§ **Task**: Wherever the string "this" appears in a line, extract that line.
### Data listing
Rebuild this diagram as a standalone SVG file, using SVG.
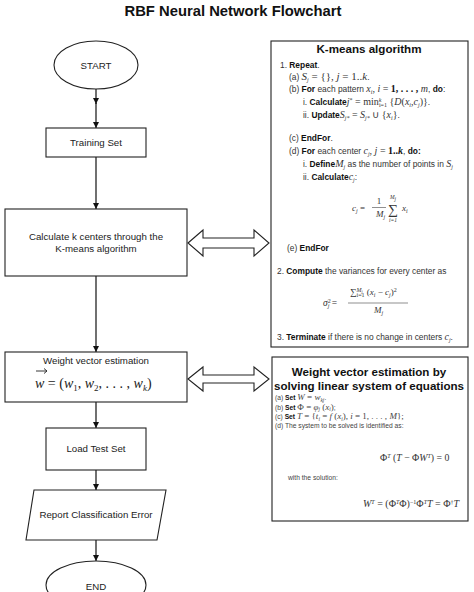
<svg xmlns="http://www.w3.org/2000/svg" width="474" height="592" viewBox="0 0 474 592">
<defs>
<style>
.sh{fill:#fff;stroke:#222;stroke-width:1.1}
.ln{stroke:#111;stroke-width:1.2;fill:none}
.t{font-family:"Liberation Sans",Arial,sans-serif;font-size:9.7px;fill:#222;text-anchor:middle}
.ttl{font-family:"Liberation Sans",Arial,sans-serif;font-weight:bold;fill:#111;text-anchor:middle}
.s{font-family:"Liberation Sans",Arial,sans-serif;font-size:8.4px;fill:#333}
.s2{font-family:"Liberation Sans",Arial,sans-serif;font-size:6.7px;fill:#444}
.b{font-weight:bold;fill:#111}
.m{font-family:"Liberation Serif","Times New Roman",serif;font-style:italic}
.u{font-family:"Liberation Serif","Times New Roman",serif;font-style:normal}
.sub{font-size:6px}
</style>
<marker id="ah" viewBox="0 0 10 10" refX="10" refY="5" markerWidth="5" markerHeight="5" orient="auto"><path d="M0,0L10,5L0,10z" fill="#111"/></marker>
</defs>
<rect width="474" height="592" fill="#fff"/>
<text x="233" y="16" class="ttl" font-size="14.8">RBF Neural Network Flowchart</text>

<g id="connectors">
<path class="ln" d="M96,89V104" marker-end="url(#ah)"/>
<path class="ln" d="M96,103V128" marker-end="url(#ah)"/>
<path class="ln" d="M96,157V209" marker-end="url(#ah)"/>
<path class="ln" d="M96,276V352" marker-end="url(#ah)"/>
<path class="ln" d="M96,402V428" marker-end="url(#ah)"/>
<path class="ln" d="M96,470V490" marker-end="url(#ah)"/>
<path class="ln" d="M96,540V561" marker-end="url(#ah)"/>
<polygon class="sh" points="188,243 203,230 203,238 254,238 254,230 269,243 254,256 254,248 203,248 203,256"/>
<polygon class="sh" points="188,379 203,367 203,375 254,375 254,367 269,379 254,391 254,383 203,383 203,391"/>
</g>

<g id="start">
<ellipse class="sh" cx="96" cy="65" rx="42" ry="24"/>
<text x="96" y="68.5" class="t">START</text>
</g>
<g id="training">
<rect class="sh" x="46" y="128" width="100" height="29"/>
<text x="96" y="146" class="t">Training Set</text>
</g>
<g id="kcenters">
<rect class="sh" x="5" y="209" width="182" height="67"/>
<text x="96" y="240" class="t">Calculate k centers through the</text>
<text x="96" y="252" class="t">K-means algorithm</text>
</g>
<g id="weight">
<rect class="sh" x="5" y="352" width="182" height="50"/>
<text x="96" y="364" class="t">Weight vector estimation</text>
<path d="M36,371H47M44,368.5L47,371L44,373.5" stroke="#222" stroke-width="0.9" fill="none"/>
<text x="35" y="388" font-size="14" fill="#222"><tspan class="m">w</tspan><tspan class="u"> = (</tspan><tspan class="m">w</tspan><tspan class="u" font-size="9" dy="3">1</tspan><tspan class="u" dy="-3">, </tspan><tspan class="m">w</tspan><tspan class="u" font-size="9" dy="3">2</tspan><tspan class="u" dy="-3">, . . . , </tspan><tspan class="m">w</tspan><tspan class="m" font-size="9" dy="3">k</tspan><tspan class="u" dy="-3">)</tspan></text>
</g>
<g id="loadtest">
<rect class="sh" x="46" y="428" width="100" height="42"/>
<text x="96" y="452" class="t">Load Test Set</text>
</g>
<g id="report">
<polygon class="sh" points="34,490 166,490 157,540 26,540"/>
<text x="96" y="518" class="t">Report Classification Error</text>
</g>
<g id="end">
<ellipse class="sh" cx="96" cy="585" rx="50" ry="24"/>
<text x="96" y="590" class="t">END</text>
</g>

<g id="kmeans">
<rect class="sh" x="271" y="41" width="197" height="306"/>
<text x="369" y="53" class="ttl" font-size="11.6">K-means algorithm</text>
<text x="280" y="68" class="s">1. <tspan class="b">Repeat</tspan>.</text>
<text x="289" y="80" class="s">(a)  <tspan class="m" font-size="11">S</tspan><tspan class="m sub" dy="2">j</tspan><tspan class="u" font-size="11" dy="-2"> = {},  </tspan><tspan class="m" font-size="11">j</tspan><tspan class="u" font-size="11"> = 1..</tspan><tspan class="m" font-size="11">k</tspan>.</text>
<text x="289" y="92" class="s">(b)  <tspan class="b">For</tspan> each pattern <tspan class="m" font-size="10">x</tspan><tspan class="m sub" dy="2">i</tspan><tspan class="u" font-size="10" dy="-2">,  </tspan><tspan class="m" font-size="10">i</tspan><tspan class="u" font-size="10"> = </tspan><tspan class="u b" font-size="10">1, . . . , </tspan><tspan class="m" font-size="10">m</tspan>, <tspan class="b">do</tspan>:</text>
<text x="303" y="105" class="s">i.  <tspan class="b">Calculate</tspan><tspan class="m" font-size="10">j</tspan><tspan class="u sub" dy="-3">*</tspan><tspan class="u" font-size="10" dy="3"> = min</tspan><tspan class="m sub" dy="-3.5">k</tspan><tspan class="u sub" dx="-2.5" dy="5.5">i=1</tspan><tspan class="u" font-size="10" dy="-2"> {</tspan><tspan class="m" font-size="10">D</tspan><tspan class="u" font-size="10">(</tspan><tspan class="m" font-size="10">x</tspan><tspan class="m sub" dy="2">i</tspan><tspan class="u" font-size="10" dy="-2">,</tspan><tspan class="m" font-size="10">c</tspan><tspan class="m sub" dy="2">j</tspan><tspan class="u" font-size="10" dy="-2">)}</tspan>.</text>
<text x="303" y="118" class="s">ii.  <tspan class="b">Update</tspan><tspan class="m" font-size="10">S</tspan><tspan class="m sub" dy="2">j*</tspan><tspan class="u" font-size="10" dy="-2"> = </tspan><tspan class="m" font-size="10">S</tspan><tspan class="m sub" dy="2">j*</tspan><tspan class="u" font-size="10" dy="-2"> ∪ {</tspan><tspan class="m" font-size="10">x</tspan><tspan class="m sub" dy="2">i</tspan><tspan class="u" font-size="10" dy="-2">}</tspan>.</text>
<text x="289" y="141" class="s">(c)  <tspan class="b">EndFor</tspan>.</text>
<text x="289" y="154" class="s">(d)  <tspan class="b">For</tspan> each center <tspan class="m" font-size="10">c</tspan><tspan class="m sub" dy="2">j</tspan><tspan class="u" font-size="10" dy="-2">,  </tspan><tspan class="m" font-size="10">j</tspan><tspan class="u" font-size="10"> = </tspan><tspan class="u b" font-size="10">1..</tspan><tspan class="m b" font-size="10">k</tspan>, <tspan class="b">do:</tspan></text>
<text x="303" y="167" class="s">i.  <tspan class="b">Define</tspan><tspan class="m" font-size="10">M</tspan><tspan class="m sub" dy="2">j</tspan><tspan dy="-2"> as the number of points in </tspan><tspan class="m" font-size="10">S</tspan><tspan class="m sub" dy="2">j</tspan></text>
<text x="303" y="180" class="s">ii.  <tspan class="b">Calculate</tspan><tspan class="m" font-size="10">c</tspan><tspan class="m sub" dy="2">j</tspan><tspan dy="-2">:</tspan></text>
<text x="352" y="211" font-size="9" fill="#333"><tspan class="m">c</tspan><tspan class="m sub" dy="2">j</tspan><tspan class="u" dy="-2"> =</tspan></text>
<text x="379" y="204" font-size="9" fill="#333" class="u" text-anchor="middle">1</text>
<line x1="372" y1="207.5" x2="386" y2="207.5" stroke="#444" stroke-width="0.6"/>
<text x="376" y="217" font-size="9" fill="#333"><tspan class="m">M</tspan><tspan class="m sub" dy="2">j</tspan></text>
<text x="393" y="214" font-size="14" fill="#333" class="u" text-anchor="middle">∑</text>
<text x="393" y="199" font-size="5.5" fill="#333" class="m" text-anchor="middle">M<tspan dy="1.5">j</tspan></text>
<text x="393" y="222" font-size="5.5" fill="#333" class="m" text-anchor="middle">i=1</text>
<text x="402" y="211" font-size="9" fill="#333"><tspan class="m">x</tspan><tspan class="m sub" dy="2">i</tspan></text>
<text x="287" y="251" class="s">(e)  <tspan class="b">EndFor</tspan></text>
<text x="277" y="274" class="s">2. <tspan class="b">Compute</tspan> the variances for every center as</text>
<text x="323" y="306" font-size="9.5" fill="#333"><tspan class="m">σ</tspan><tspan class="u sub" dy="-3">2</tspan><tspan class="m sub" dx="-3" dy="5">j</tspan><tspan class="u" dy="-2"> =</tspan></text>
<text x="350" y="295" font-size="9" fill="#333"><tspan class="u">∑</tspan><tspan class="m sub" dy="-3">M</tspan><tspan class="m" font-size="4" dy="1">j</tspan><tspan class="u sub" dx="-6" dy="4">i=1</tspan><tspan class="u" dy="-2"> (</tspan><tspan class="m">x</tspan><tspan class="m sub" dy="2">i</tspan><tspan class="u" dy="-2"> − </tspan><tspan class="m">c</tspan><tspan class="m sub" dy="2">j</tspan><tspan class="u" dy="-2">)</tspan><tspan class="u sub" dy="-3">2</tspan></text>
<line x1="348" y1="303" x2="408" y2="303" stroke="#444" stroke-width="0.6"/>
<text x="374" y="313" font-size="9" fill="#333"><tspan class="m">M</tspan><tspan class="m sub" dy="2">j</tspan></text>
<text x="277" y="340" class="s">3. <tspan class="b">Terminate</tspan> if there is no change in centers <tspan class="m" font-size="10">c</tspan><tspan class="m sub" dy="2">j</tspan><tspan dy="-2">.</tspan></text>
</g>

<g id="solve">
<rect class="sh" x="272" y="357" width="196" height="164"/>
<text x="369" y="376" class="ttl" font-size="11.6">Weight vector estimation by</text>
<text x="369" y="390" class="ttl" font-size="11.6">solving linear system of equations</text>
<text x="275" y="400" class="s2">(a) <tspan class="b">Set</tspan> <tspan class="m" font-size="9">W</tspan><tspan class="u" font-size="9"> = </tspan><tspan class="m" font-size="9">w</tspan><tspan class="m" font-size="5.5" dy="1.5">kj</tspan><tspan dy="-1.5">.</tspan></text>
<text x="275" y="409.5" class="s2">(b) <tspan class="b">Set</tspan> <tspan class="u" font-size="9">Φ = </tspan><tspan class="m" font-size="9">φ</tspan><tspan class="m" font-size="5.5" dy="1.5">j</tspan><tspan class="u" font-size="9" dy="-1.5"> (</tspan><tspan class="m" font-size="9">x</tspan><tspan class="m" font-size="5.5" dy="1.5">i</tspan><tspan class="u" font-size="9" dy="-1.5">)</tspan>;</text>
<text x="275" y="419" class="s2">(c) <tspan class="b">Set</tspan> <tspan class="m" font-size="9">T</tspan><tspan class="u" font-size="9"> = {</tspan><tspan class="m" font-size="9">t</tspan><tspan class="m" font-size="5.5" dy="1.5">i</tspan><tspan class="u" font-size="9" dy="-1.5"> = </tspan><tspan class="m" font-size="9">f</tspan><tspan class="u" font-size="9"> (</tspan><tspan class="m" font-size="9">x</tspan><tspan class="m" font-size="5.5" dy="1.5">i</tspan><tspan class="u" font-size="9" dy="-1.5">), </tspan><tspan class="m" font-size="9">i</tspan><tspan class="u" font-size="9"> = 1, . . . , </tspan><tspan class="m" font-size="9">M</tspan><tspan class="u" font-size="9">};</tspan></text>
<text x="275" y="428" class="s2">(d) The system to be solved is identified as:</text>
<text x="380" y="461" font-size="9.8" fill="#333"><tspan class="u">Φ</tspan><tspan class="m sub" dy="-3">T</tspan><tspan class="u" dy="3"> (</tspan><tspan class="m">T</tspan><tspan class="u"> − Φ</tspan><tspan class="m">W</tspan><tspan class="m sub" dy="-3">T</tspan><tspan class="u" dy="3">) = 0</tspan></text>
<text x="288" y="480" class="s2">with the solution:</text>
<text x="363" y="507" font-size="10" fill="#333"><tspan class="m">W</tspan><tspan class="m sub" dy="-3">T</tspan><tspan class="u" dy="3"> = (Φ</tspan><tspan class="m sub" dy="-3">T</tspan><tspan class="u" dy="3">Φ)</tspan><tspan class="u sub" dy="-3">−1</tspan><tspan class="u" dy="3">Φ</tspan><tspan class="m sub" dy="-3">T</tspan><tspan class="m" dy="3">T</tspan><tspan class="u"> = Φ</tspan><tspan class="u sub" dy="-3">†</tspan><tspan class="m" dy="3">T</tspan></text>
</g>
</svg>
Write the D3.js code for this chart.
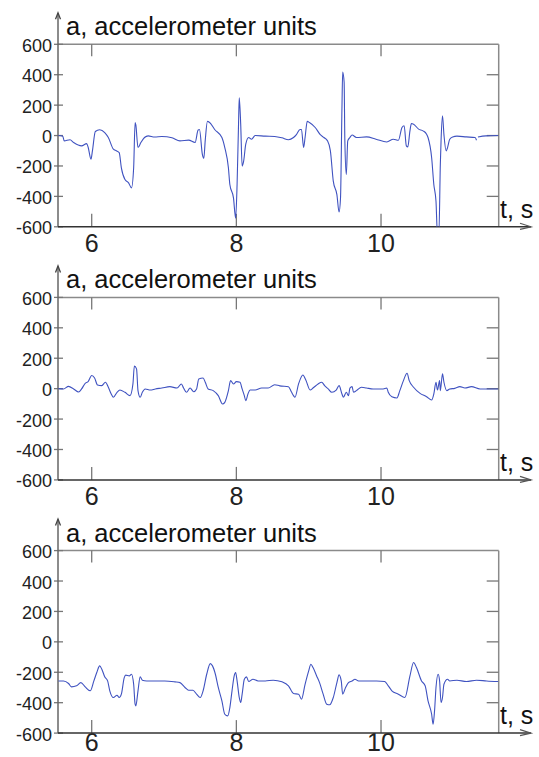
######
§ **Right answer**:
Rebuild this diagram as a standalone SVG file, using SVG.
Write the D3.js code for this chart.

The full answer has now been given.